Mereka bekerja efektif; melayani pembeli, memasak, menyiapkan hidangan, dan juga mencuci piring/gelas sendiri. Mereka tidak punya waktu membersihkan meja dan mengangkat piring/gelas kotor. Pengunjung diajak untuk bekerja sama soal itu. Demikian pula di restoran-restoran cepat saji di Jepang, tidak ada pelayan yang khusus membersihkan meja dari sisa makanan serta piring/gelas kotor. Masyarakat di sana sudah terdidik untuk melakukannya sendiri--mengangkat piring/gelas ke tempat penampungan dan membuang sampah-sampah di atasnya.

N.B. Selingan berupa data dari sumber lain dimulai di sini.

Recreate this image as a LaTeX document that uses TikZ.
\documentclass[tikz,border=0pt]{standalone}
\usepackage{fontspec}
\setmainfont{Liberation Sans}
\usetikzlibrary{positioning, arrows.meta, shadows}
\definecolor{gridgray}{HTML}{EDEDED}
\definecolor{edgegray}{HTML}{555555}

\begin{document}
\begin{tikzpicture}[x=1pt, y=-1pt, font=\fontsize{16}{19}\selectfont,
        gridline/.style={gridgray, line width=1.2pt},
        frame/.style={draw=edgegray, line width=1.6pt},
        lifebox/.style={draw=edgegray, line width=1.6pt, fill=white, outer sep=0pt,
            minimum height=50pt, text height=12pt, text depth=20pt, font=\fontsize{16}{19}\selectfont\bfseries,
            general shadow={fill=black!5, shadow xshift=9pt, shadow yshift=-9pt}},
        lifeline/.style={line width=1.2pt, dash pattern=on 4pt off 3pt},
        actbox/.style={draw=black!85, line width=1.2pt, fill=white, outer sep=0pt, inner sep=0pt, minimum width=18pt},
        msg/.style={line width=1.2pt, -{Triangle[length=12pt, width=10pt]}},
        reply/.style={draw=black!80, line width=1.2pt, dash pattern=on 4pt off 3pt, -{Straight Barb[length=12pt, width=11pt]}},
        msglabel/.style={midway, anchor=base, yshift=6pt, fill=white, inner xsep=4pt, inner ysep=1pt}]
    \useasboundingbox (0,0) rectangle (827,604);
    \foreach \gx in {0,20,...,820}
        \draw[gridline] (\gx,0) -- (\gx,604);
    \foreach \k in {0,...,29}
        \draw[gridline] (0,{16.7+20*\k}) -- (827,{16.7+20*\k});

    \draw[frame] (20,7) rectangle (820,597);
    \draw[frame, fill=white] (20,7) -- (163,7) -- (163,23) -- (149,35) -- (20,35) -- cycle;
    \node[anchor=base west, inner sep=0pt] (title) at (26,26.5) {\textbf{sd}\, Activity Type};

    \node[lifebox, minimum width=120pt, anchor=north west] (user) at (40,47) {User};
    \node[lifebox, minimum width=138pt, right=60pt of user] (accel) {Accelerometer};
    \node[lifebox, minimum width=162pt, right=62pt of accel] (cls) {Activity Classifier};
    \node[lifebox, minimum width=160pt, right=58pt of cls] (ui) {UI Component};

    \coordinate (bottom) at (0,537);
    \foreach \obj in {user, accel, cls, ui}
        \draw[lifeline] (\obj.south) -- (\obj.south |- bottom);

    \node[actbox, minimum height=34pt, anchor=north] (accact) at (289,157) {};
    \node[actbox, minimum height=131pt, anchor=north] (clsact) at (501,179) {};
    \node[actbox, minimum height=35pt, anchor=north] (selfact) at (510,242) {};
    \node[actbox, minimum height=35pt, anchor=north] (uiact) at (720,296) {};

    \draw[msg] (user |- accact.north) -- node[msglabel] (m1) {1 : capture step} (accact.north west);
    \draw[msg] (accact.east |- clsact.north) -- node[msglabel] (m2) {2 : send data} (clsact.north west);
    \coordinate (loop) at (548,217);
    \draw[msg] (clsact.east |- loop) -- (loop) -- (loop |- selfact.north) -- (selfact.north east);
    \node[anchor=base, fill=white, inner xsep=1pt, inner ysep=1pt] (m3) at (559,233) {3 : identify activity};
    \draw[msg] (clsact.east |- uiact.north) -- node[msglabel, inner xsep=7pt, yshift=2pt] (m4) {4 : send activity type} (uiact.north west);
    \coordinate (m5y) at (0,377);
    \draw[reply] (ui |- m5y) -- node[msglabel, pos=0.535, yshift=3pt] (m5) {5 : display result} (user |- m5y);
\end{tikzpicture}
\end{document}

Kita, "orang Melayu" ini memang sudah terbiasa dan terlena sebagai raja, lalu menjadi kebiasaan sebuah bangsa berbineka ini. Antara Indonesia dan Malaysia boleh dikata hampir sama saja soal masalah makan yang satu ini. Saya tida memungkiri kadang pun berlaku demikian karena didorong oleh kebiasaan buruk tadi yang terkondisikan. Tapi, begitu bertandang ke negeri orang, barulah tersadar betapa mulianya sikap orang-orang asing ini soal kebersihan dan betapa malunya "awak" ini.
Satu hal lagi masalah makan adalah ketidakrelaan berbagi tempat dan ketidakrelaan untuk mengantre. Saya membaca juga berita miris bagaimana kericuhan terjadi gara-gara berebut tempat makan di De Ranch Bandung--tempat wisata ala cowboy di Lembang. Yang satu mempertahankan meja, yang lain menyerobot meja. Sekali lagi, itu terjadi pada saat Idulfitri.

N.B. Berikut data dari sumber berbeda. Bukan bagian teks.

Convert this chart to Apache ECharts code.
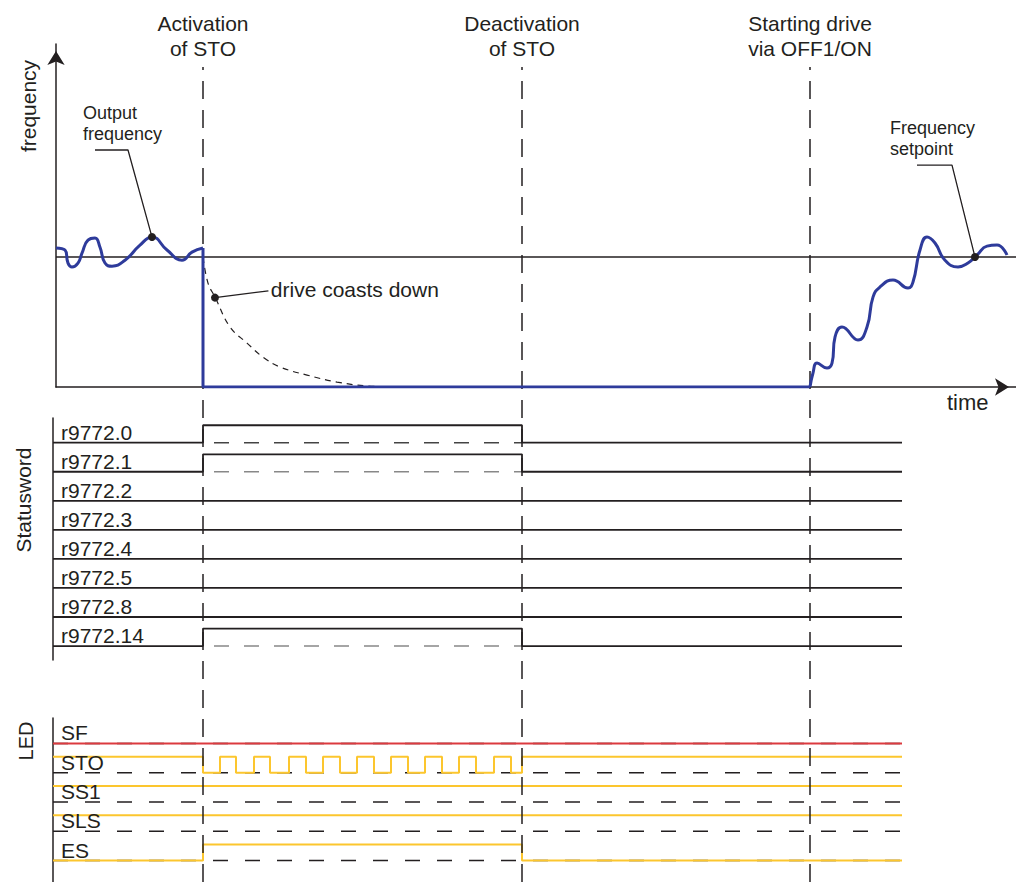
<!DOCTYPE html>
<html><head><meta charset="utf-8">
<script src="https://cdn.jsdelivr.net/npm/echarts@6/dist/echarts.min.js"></script>
<style>html,body{margin:0;padding:0;background:#fff}#c{width:1016px;height:882px}</style>
</head><body><div id="c"></div>
<script>
// ================= DATA =================
// time axis in arbitrary units (0 .. 241)
const eventTimes  = [37.75, 117.5, 189.5];
const eventLabels = ['Activation\nof STO', 'Deactivation\nof STO', 'Starting drive\nvia OFF1/ON'];

const freqSetpoint = 50;
// output frequency [time, frequency]
const outFreqBefore = [[1,53.5],[3.25,52.7],[4,47.7],[5,46.2],[6.5,47.7],[7.5,51.5],[9,56.5],[10.75,57.3],[12,53.8],[13.25,47.7],[15,46.5],[18.25,48.8],[22,54.6],[25,57.7],[28.75,52.7],[32.5,48.8],[35,51.9],[37.75,53.5]];
const outFreqStopped = [[37.75,53.5],[37.75,0],[189.5,0]];
const outFreqAfter = [[189.5,0],[190.25,5.4],[191.25,9.2],[193.75,7.3],[195,9.2],[195.75,19.2],[197.5,23.1],[201.5,18.1],[203.75,23.1],[205.25,34.6],[207,38.5],[210.25,41.2],[214,38.1],[215.25,40.4],[217,52.7],[218.75,57.7],[220.75,55.4],[223.25,48.8],[226.5,46.2],[229,47.7],[231.25,50.8],[233.75,54.2],[236.25,54.6],[238.75,50.8]];
// coasting (dashed) speed
const coastDown = [[37.75,50],[39,40],[40.75,34.6],[44.5,23.1],[48.75,16.9],[52.75,11.5],[57,7.7],[63.75,4.6],[71.25,1.9],[78.75,0.4],[86.25,0]];

// status word bits: change points [time, level]
const statusBits = ['r9772.0','r9772.1','r9772.2','r9772.3','r9772.4','r9772.5','r9772.8','r9772.14'];
const statusLevels = [
  [[0.25,0],[37.75,1],[117.5,0]],
  [[0.25,0],[37.75,1],[117.5,0]],
  [[0.25,0]],
  [[0.25,0]],
  [[0.25,0]],
  [[0.25,0]],
  [[0.25,0]],
  [[0.25,0],[37.75,1],[117.5,0]]
];
const statusRefDashed = [true, true, false, false, false, false, false, true];
const signalEnd = 212.5;

// LEDs: change points [time, level]
const ledNames = ['SF','STO','SS1','SLS','ES'];
const ledLevels = [
  [[0.25,0]],
  [[0.25,1],[37.75,0],[42,1],[46,0],[50.5,1],[54.5,0],[59.25,1],[63.5,0],[67.75,1],[72,0],[76.25,1],[80.5,0],[84.75,1],[89,0],[93.25,1],[97.5,0],[101.75,1],[106,0],[110.5,1],[114.75,0],[117.5,1]],
  [[0.25,1]],
  [[0.25,1]],
  [[0.25,0],[37.75,1],[117.5,0]]
];

// ================= STYLE / LAYOUT =================
const FONT = '"Liberation Sans", Arial, Helvetica, sans-serif';
const INK = '#231f20';
const BLUE = '#2e3b9b';
const RED = '#dc3a3f';
const YELLOW = '#fcc62e';
const ledColors = [RED, YELLOW, YELLOW, YELLOW, YELLOW];
const STATUS_HIGH = 0.6, LED_HIGH = 0.55;
const annotations = [
  {text:'Output\nfrequency', anchor:[7.75,109.5], leader:[[25,57.7],[19,91.2],[10.75,91.2]], size:18, lh:21, vAlign:'top'},
  {text:'drive coasts down', anchor:[54.7,37.6], leader:[[40.75,34.4],[54.1,37.0]], size:21, lh:24, vAlign:'middle'},
  {text:'Frequency\nsetpoint', anchor:[209.5,103.6], leader:[[230.75,50],[225,85.4],[216.25,85.4]], size:18, lh:21, vAlign:'top'}
];

function stepData(levels, row, hi) {
  const d = levels.map(([t, l]) => [t, row - hi * l]);
  const last = levels[levels.length - 1];
  d.push([signalEnd, row - hi * last[1]]);
  return d;
}
function highIntervals(levels) {
  const out = [];
  for (let i = 0; i < levels.length; i++) {
    if (levels[i][1] === 1) {
      const end = i + 1 < levels.length ? levels[i + 1][0] : signalEnd;
      out.push([levels[i][0], end]);
    }
  }
  return out;
}
const hidden = {show:false};
function xAx(grid, min, max) {
  return {type:'value', gridIndex:grid, min, max, axisLine:hidden, axisTick:hidden, axisLabel:hidden, splitLine:hidden};
}
const solidItem = {color:INK, opacity:1};

const series = [];
// event lines (overlay grid 0)
series.push({
  type:'line', xAxisIndex:0, yAxisIndex:0, data:[[0,0]], showSymbol:false, lineStyle:{width:0}, silent:true, z:1,
  markLine:{
    silent:true, symbol:['none','none'], animation:false,
    lineStyle:{color:INK, width:1.5, type:[18,11]},
    label:{show:true, position:'end', distance:6, formatter:'{b}', fontSize:21, lineHeight:25, color:INK, fontFamily:FONT, align:'center'},
    data: eventTimes.map((t, i) => ({xAxis:t, name:eventLabels[i]}))
  }
});
// frequency grid 1
series.push({type:'line', xAxisIndex:1, yAxisIndex:1, data:[[1,freqSetpoint],[241,freqSetpoint]], showSymbol:false, lineStyle:{color:INK, width:1.5}, z:3});
series.push({type:'line', xAxisIndex:1, yAxisIndex:1, data:coastDown, smooth:0.4, showSymbol:false, lineStyle:{color:INK, width:1.2, type:[6,5]}, z:3});
series.push({type:'line', xAxisIndex:1, yAxisIndex:1, data:outFreqBefore, smooth:0.5, showSymbol:false, lineStyle:{color:BLUE, width:3}, z:5});
series.push({type:'line', xAxisIndex:1, yAxisIndex:1, data:outFreqStopped, showSymbol:false, lineStyle:{color:BLUE, width:3}, z:5});
series.push({type:'line', xAxisIndex:1, yAxisIndex:1, data:outFreqAfter, smooth:0.5, showSymbol:false, lineStyle:{color:BLUE, width:3}, z:5});
annotations.forEach(a => {
  series.push({type:'line', xAxisIndex:1, yAxisIndex:1, data:a.leader, showSymbol:false, lineStyle:{color:INK, width:1.3}, z:6});
});
series.push({type:'scatter', xAxisIndex:1, yAxisIndex:1, data:annotations.map(a => a.leader[0]), symbolSize:8, itemStyle:solidItem, z:7});
series.push({type:'scatter', xAxisIndex:1, yAxisIndex:1, symbolSize:0, clip:false, z:7, itemStyle:solidItem,
  data: annotations.map(a => ({value:a.anchor, name:a.text,
    label:{show:true, position:[0,0], formatter:'{b}', align:'left', verticalAlign:a.vAlign, fontSize:a.size, lineHeight:a.lh, color:INK, opacity:1, fontFamily:FONT}}))
});
// status word grid 2
statusBits.forEach((name, i) => {
  if (statusRefDashed[i]) {
    highIntervals(statusLevels[i]).forEach(([a, b]) => {
      series.push({type:'line', xAxisIndex:2, yAxisIndex:2, data:[[a, i],[b, i]], showSymbol:false,
        lineStyle:{color: i === 0 ? '#444' : '#888', width:1.5, type:[15,15], dashOffset:19}, z:2});
    });
  }
  series.push({type:'line', xAxisIndex:2, yAxisIndex:2, step:'end', data:stepData(statusLevels[i], i, STATUS_HIGH),
    showSymbol:false, lineStyle:{color:INK, width:1.8}, z:3});
});
series.push({type:'scatter', xAxisIndex:2, yAxisIndex:2, symbolSize:0, clip:false, z:4, itemStyle:solidItem,
  data: statusBits.map((n, i) => ({value:[2.25, i], name:n})),
  label:{show:true, position:[0,0], formatter:'{b}', align:'left', verticalAlign:'bottom', fontSize:21, lineHeight:21, color:INK, opacity:1, fontFamily:FONT}
});
// LED grid 3
ledNames.forEach((name, i) => {
  series.push({type:'line', xAxisIndex:3, yAxisIndex:3, data:[[0.25, i],[signalEnd, i]], showSymbol:false,
    lineStyle:{color:INK, width:1.5, type:[15,17]}, z:2});
  series.push({type:'line', xAxisIndex:3, yAxisIndex:3, step:'end', data:stepData(ledLevels[i], i, LED_HIGH),
    showSymbol:false, lineStyle:{color:ledColors[i], width:2}, z:3});
});
series.push({type:'scatter', xAxisIndex:3, yAxisIndex:3, symbolSize:0, clip:false, z:4, itemStyle:solidItem,
  data: ledNames.map((n, i) => ({value:[2.25, i], name:n})),
  label:{show:true, position:[0,0], formatter:'{b}', align:'left', verticalAlign:'bottom', fontSize:21, lineHeight:21, color:INK, opacity:1, fontFamily:FONT}
});

const axisLineStyle = {color:INK, width:1.5};
const option = {
  animation:false,
  backgroundColor:'#fff',
  grid:[
    {left:52, right:0, top:67, bottom:0},
    {left:56, right:0, top:44, height:343},
    {left:53, right:0, top:418, bottom:222},
    {left:53, right:0, top:718, bottom:0}
  ],
  xAxis:[
    xAx(0, 0, 241),
    Object.assign(xAx(1, 1, 241), {axisLine:{show:true, onZero:false, lineStyle:axisLineStyle, symbol:['none','arrow'], symbolSize:[13,14], symbolOffset:[0,-7]}}),
    xAx(2, 0.25, 241),
    xAx(3, 0.25, 241)
  ],
  yAxis:[
    {type:'value', gridIndex:0, min:0, max:1, axisLine:hidden, axisTick:hidden, axisLabel:hidden, splitLine:hidden},
    {type:'value', gridIndex:1, min:0, max:132, axisLine:{show:true, onZero:false, lineStyle:axisLineStyle, symbol:['none','arrow'], symbolSize:[13,14], symbolOffset:[0,-7]}, axisTick:hidden, axisLabel:hidden, splitLine:hidden},
    {type:'value', gridIndex:2, inverse:true, min:-0.85, max:7.48, axisLine:{show:true, onZero:false, lineStyle:axisLineStyle}, axisTick:hidden, axisLabel:hidden, splitLine:hidden},
    {type:'value', gridIndex:3, inverse:true, min:-0.87, max:4.73, axisLine:{show:true, onZero:false, lineStyle:axisLineStyle}, axisTick:hidden, axisLabel:hidden, splitLine:hidden}
  ],
  graphic:[
    {type:'text', x:28, y:106, rotation:Math.PI/2, style:{text:'frequency', font:'21px ' + FONT, fill:INK, align:'center', verticalAlign:'middle', textAlign:'center', textVerticalAlign:'middle'}},
    {type:'text', x:23, y:500, rotation:Math.PI/2, style:{text:'Statusword', font:'21px ' + FONT, fill:INK, align:'center', verticalAlign:'middle', textAlign:'center', textVerticalAlign:'middle'}},
    {type:'text', x:26, y:741, rotation:Math.PI/2, style:{text:'LED', font:'20px ' + FONT, fill:INK, align:'center', verticalAlign:'middle', textAlign:'center', textVerticalAlign:'middle'}},
    {type:'text', x:947, y:402, style:{text:'time', font:'22px ' + FONT, fill:INK, align:'left', verticalAlign:'middle', textAlign:'left', textVerticalAlign:'middle'}}
  ],
  series
};
const chart = echarts.init(document.getElementById('c'), null, {renderer:'svg'});
chart.setOption(option);
</script>
</body></html>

Kita sudah terbiasa untuk tidak mau berbagi tempat makan apabila suatu restoran atau kafe penuh pengunjung. Jangankan berbagi meja, berbagi kursi saja enggan. Demi menyelamatkan kepentingan, sering sifat egois muncul dengan menempatkan tas/barang di kursi yang semestinya dapat digunakan orang lain. Tas/barang di kursi itu semacam kode, kursi ada yang punya dan tidak boleh dipakai.